One reason Photos seems so slick and fluid is that it looks like an iOS app: simple, single-screened, and singularly focused on displaying your images. iPhoto, for all its clunky faults, had a file manager-like sidebar that allowed users to make albums, drag-to-copy photos, and quickly navigate to file formats like videos or the last batch imported. As Photos’ first glance turned into stone-cold reality, it seemed like the new app had forsaken all of these crucial features.
After a few more seconds of poking through the app’s menus, I was relieved to see that Apple included a sidebar after all — it’s just turned off by default. Relieved, and ready to love Photos again, I dragged my videos onto the iPad icon only to — wait, this can’t be! — the app wouldn’t copy my video onto my iPad.
More web-based troubleshooting ensued, and I discovered that to save a video onto your iPad, you have to use iTunes, Apple’s music app which is mostly used for buying songs, apps and movies. Think about that sentence for a moment, and maybe give it another read if you need to. And what’s worse, once you’re in iTunes, you select your iPad and then the Photos setting to import your video. (Also, once videos are copied to the tablet, they don’t appear in the Videos app — they are placed into the Photos app, mixed in with your pictures.)
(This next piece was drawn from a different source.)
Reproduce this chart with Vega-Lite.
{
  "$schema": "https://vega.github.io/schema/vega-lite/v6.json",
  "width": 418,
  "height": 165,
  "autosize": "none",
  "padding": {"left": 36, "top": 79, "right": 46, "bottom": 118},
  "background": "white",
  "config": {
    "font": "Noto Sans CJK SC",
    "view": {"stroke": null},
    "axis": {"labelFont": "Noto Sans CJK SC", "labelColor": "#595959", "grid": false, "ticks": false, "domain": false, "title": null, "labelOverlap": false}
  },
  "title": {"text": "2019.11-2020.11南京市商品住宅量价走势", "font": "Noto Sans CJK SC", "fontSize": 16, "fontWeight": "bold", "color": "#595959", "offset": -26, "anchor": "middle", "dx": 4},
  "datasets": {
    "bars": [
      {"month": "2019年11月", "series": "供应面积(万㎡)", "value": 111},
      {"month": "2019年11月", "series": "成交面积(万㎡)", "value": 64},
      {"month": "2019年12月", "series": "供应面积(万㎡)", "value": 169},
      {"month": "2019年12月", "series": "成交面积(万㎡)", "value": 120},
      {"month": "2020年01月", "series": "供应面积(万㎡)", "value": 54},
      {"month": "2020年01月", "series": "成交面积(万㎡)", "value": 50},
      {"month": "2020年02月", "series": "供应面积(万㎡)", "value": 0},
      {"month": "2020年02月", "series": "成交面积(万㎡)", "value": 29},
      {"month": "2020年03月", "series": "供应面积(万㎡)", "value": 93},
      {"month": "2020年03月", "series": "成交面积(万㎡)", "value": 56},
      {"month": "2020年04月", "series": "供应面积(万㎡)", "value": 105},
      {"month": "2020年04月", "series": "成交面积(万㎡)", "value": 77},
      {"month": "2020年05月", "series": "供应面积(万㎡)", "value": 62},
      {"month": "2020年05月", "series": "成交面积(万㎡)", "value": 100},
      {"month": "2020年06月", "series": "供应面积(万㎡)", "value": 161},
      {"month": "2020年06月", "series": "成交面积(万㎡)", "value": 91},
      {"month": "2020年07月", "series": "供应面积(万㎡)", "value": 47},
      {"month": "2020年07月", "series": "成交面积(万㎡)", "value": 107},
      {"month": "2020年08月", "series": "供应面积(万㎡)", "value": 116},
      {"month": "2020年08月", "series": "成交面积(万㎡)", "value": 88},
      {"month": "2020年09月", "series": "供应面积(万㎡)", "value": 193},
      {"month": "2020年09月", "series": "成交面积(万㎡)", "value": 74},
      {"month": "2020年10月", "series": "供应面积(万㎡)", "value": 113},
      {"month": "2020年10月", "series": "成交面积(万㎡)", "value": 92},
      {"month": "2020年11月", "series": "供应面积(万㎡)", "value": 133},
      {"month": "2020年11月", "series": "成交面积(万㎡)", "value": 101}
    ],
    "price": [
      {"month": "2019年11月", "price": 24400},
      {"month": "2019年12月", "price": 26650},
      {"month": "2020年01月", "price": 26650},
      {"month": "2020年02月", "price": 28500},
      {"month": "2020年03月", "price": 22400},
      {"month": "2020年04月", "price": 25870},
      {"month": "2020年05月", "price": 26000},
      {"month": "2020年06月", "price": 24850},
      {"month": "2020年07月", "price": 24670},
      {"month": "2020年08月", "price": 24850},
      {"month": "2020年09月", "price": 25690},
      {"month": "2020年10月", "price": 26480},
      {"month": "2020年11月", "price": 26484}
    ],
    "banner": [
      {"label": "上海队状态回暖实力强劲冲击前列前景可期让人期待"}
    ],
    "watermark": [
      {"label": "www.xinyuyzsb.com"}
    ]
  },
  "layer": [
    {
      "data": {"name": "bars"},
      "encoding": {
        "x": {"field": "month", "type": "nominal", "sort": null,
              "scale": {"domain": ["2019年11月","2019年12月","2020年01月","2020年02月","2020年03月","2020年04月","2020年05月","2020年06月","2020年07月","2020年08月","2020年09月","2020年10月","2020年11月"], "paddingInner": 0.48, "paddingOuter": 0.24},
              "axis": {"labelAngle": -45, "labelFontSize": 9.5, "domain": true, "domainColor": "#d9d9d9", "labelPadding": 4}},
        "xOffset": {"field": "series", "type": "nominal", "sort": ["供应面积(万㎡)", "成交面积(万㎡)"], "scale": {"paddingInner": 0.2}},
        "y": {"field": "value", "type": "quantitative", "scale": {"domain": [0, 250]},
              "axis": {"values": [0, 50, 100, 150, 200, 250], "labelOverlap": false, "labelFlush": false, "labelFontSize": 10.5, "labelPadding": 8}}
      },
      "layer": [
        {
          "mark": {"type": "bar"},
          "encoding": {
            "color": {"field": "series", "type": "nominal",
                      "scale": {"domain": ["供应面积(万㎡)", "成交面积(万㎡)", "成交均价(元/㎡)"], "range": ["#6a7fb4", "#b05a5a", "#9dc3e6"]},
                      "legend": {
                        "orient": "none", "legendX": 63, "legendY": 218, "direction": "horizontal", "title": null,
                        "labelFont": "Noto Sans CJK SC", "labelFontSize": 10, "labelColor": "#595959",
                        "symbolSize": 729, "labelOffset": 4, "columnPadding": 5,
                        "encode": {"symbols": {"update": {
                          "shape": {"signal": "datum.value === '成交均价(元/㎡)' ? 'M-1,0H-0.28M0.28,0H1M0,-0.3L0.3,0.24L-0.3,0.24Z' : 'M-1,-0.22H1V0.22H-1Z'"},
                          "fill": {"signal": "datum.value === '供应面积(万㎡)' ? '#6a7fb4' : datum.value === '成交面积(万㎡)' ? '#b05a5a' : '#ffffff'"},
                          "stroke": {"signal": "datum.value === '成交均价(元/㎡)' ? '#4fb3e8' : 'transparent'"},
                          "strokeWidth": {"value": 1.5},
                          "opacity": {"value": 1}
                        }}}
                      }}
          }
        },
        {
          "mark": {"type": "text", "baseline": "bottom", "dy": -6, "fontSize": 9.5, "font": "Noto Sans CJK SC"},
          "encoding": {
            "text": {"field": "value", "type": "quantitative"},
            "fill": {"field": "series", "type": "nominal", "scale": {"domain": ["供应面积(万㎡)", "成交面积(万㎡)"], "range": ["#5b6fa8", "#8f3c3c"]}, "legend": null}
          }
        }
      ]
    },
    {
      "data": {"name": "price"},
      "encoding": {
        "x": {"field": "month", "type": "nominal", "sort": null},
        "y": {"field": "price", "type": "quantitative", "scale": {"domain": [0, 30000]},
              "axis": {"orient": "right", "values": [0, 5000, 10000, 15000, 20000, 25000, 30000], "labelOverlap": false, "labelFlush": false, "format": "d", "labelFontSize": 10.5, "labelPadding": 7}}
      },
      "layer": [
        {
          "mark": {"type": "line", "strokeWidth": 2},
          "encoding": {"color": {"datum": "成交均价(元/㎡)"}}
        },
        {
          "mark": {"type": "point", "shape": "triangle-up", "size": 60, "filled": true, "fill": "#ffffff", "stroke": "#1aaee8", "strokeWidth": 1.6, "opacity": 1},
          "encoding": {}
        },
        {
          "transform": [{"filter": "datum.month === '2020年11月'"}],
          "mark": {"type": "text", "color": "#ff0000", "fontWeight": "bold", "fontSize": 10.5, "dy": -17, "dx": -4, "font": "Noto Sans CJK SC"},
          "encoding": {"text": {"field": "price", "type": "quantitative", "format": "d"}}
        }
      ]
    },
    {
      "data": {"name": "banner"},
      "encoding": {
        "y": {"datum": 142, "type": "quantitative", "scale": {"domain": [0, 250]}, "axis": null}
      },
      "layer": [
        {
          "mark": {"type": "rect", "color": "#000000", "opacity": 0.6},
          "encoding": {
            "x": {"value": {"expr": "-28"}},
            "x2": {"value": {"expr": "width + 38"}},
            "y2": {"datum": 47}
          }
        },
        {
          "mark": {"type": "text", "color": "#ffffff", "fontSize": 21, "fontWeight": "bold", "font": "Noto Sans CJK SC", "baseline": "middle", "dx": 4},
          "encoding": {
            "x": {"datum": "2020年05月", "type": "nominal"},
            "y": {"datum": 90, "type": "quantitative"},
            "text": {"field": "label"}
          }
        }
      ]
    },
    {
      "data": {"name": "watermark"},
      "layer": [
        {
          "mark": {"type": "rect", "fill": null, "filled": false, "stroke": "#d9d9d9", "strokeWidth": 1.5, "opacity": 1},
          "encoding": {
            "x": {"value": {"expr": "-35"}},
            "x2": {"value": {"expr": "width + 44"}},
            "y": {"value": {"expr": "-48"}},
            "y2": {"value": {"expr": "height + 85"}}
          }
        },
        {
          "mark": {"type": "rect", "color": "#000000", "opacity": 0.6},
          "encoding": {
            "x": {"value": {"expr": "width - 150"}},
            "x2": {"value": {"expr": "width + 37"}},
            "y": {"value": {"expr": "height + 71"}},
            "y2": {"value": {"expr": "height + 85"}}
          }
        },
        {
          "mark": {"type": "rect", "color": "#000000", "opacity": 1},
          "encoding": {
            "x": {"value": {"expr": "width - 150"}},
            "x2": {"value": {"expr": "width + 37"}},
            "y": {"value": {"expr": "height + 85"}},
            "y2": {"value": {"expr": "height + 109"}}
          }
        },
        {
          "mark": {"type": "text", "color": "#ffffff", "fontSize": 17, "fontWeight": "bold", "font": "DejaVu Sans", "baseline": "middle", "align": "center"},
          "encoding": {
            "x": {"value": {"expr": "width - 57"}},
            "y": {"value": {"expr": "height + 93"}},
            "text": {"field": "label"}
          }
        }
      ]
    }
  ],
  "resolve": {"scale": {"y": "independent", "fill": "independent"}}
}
It’s so disheartening to be critical of Apple’s new Photos app, especially when iPhoto is so outmoded that it needed to go to pasture years ago. But this experience, while mixed, shows how much further Apple has to go before it untangles the knot introduced by its two distinct operating systems. Technologies like Yosemite’s Continuity show the potential of a realm in which all Apple devices work in harmony, but the reality, once you start using it, is still a lot of discord. Hopefully Apple’s Photos app will be more polished when it’s released to the public, expected to happen in the next few months.